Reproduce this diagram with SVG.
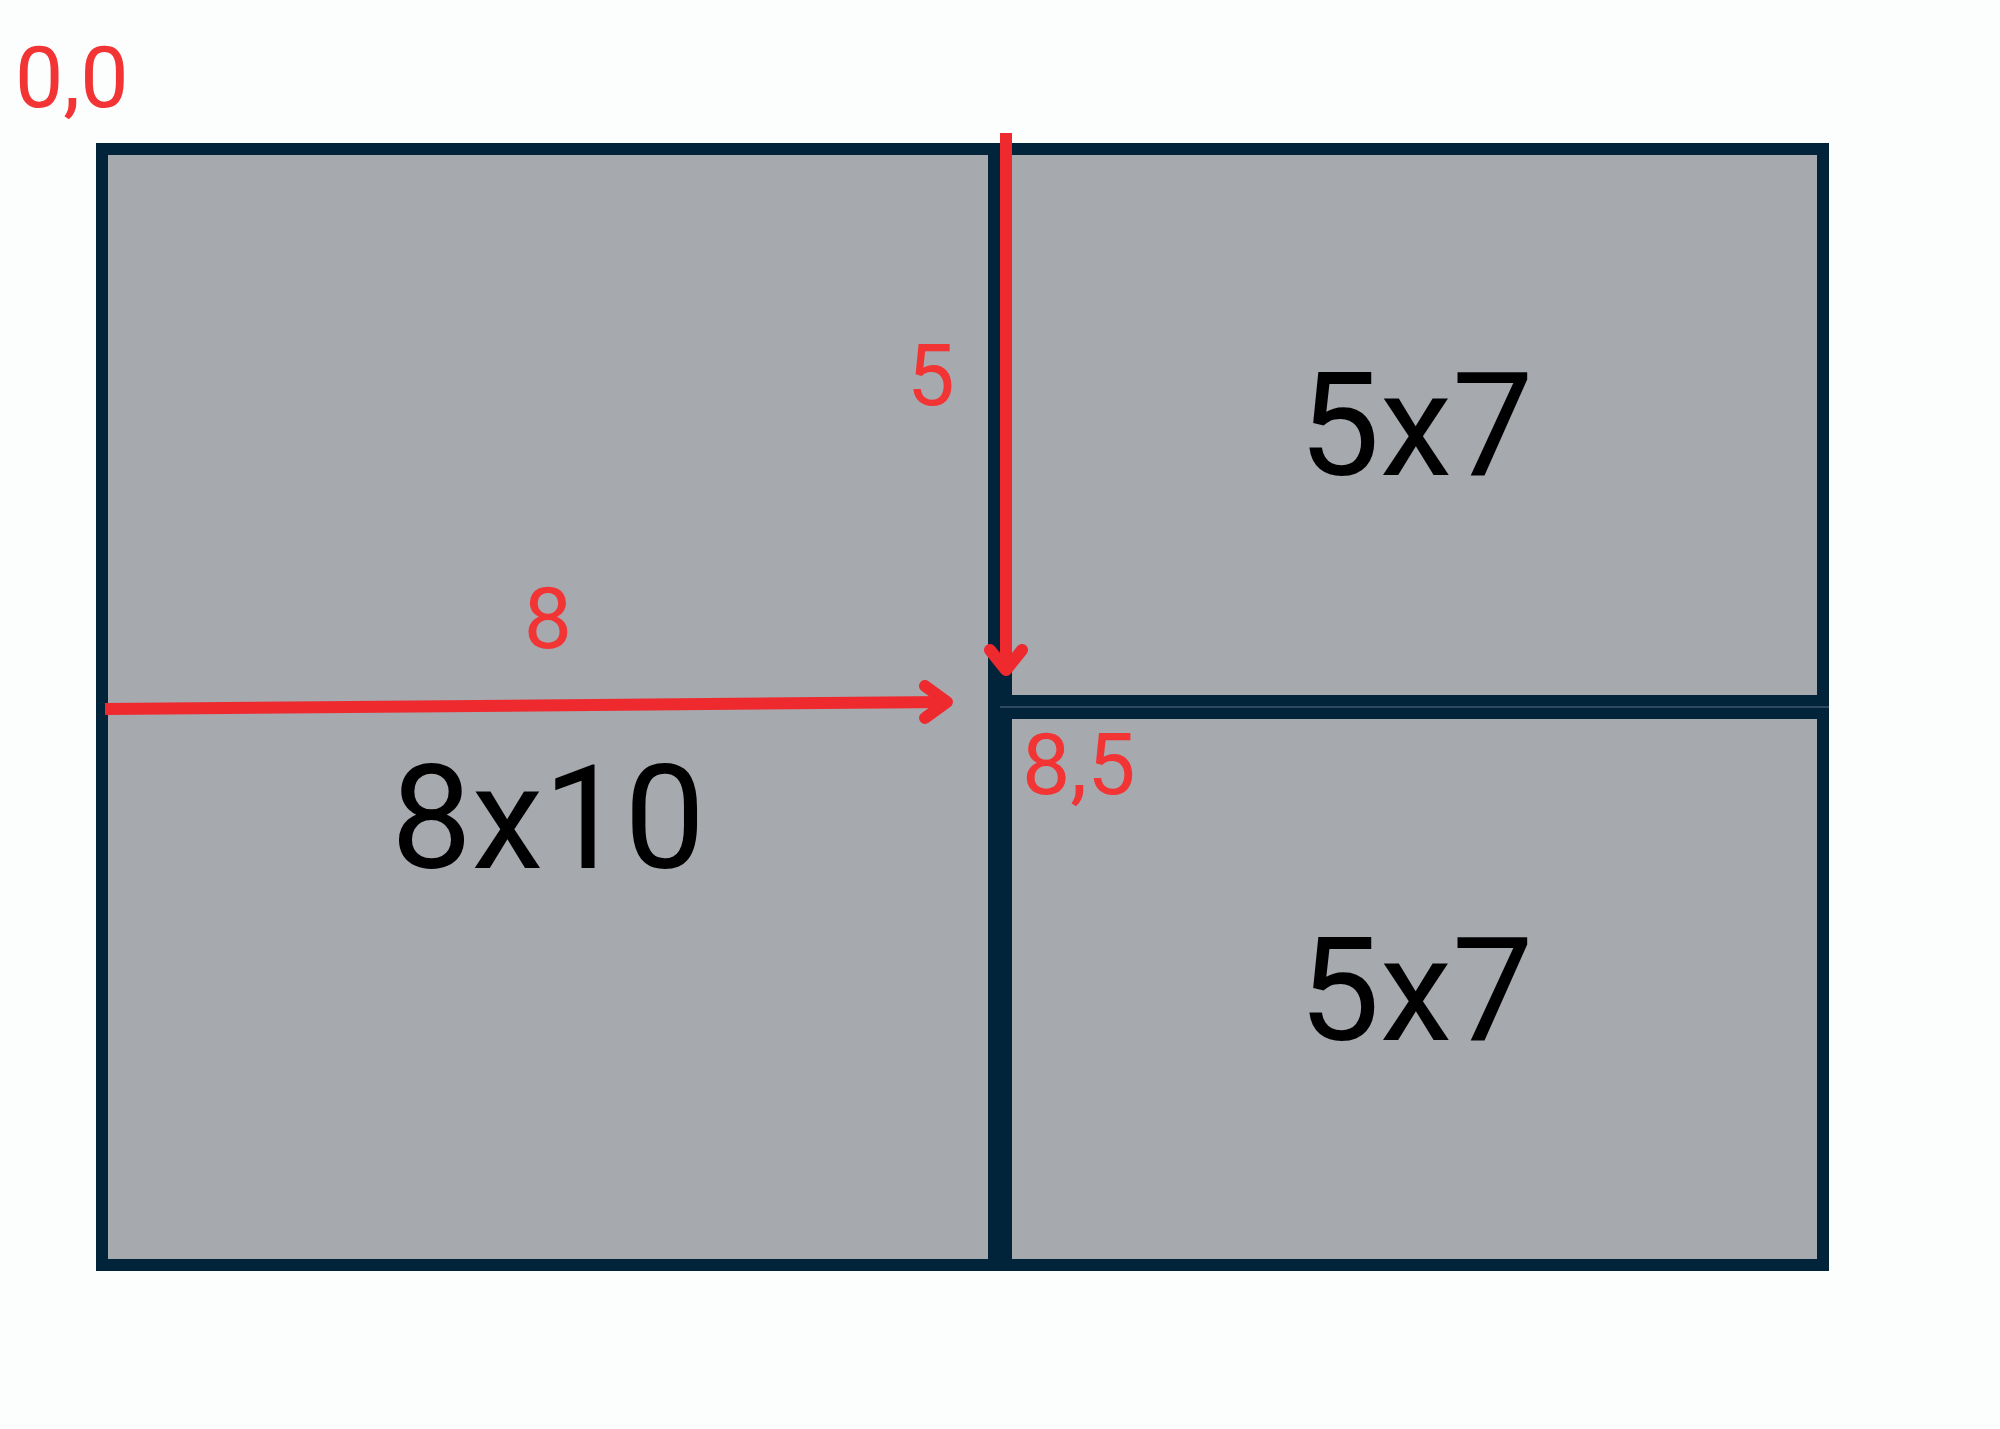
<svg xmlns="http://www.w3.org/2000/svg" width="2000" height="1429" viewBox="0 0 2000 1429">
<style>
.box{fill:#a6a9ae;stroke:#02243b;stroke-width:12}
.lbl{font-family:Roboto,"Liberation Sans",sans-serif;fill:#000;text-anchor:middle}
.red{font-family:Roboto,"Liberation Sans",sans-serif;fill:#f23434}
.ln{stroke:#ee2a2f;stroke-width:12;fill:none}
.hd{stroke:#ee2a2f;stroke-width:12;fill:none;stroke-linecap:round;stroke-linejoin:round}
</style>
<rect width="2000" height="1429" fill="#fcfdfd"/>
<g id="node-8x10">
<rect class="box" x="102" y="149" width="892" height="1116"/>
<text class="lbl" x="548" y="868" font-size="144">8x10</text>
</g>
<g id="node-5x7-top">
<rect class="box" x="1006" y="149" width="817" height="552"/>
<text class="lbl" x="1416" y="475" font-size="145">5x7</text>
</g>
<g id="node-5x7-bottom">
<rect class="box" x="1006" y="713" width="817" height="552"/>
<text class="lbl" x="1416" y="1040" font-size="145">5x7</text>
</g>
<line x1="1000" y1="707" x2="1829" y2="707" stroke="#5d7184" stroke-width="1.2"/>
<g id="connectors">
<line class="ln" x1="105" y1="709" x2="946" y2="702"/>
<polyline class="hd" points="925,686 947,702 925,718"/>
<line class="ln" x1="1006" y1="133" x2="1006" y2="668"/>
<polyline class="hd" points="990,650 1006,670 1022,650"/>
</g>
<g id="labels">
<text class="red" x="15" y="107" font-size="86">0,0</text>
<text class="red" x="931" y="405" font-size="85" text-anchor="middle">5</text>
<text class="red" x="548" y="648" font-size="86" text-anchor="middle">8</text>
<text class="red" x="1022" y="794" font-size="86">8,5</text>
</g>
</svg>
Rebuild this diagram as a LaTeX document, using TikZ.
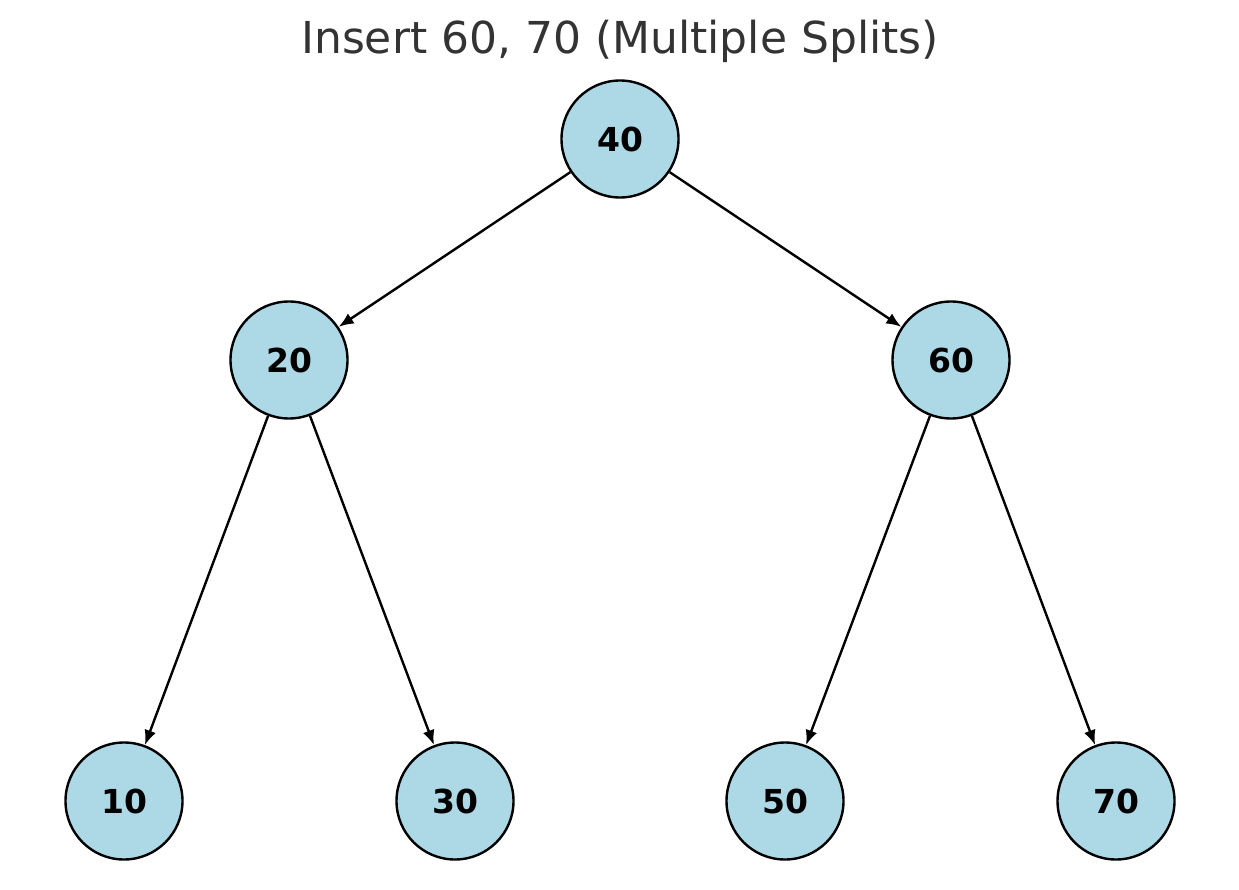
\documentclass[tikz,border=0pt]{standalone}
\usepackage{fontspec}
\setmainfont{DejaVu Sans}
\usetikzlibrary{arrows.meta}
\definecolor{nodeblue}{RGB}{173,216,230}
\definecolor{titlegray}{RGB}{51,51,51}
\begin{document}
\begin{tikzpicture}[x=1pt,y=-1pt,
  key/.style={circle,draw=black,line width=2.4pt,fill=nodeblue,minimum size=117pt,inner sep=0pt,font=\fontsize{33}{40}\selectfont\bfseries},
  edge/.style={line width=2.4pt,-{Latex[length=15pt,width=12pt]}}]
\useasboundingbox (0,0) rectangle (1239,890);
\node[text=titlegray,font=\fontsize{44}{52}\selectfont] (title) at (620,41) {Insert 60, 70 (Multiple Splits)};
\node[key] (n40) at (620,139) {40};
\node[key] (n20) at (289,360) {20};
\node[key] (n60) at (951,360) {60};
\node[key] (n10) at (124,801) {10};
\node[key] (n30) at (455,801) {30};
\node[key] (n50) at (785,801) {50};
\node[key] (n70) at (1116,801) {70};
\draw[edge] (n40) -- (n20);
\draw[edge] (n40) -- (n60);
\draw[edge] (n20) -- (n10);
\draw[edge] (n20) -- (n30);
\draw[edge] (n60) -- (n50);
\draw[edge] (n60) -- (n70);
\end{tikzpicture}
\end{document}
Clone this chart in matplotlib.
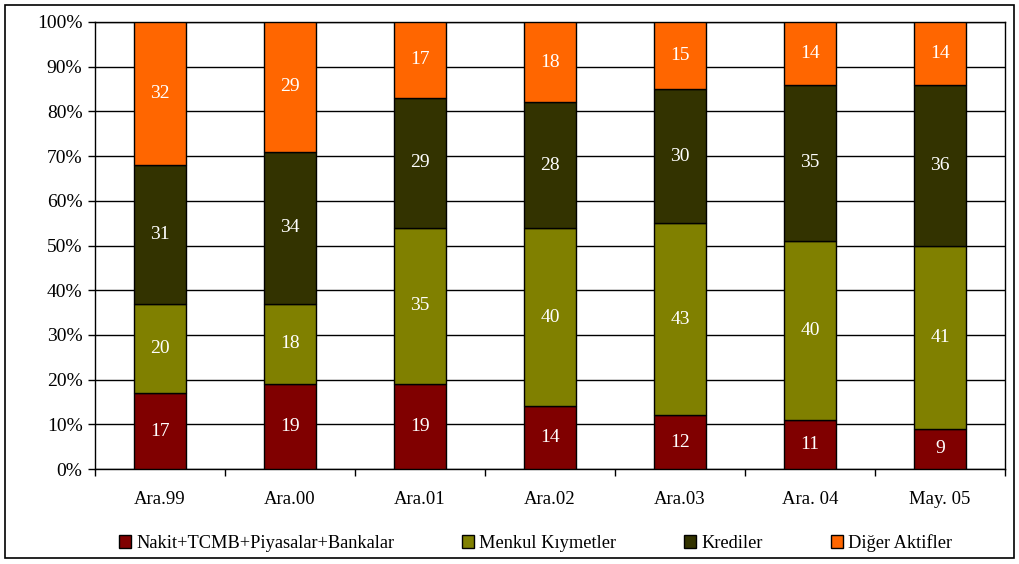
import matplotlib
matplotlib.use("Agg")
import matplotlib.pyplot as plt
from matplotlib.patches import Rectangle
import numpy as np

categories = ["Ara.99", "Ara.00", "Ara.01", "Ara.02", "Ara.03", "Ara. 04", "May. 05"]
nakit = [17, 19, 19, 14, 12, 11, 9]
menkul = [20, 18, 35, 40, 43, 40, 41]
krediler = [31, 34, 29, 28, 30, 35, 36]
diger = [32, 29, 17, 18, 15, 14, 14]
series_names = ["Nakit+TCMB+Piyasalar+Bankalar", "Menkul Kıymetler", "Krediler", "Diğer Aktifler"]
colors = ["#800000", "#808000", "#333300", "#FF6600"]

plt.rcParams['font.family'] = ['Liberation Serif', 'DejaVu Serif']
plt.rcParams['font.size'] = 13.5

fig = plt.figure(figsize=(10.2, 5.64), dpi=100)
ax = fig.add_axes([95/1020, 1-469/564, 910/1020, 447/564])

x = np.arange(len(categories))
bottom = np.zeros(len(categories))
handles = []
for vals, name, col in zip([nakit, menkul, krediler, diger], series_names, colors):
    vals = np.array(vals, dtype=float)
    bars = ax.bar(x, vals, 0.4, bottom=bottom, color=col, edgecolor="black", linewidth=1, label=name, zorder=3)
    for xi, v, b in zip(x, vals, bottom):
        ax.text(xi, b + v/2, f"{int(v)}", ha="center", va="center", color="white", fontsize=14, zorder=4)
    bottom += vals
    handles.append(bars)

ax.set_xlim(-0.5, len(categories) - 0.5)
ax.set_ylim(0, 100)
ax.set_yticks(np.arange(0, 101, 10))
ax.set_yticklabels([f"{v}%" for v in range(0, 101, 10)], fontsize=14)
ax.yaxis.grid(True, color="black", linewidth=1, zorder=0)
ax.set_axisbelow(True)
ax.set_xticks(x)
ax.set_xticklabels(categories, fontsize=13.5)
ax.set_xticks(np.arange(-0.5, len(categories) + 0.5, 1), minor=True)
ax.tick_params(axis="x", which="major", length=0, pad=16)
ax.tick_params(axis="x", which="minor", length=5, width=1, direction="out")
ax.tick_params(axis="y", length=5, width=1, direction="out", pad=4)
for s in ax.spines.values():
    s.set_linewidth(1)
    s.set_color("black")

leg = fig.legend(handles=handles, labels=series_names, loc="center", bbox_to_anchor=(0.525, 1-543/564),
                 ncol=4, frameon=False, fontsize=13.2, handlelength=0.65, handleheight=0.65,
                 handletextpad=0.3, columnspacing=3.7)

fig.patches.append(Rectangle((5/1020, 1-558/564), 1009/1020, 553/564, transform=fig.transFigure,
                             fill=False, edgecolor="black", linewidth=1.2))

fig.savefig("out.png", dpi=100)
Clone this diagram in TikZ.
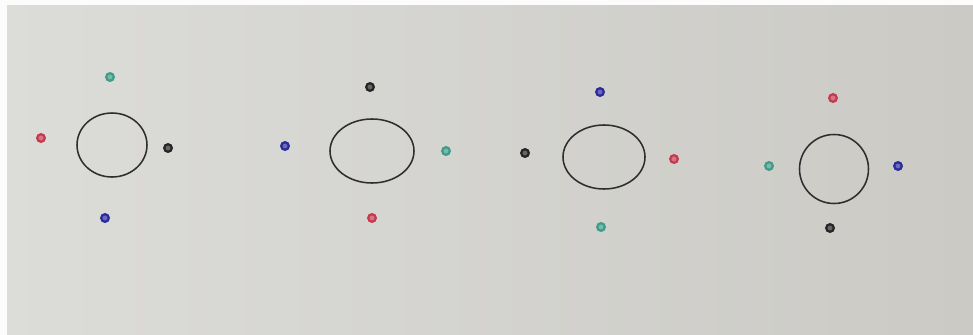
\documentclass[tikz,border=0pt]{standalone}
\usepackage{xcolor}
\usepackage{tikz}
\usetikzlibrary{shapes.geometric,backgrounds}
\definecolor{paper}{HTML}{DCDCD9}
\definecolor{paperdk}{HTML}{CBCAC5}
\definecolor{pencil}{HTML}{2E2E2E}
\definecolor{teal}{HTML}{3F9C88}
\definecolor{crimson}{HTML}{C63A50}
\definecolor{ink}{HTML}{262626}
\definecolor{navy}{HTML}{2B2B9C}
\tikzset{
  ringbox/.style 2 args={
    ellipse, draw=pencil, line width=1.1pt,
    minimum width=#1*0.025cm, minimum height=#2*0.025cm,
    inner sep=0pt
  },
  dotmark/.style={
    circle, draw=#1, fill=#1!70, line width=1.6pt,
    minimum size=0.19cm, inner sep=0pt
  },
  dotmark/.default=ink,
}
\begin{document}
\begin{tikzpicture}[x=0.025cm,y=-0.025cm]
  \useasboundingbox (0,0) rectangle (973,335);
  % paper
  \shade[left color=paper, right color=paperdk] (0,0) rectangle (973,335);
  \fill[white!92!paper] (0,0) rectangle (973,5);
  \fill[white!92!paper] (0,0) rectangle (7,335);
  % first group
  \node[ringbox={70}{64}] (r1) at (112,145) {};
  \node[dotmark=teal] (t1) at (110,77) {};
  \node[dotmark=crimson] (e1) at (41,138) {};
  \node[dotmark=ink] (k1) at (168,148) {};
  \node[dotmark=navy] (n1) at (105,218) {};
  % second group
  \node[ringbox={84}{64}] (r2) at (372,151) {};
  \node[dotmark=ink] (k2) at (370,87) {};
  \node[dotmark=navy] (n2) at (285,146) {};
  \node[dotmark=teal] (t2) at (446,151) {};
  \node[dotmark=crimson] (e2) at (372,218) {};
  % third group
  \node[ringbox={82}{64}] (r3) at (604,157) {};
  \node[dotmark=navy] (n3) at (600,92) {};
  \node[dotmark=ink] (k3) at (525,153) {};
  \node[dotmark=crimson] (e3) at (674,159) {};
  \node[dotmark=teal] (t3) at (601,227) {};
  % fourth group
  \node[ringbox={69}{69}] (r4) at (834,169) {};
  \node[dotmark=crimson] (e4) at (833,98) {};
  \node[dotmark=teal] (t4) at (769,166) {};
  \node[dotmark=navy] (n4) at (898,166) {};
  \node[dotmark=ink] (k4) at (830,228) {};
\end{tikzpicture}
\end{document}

EXERCISE DESCRIPTION: Return the material from the line containing "Clone this chart in matplotlib." through the line containing "import numpy as np", exactly and in full, but without its pictures.

WORKED SOLUTION:
Clone this chart in matplotlib.
import matplotlib
matplotlib.use("Agg")
import matplotlib.pyplot as plt
from matplotlib.patches import Rectangle
import numpy as np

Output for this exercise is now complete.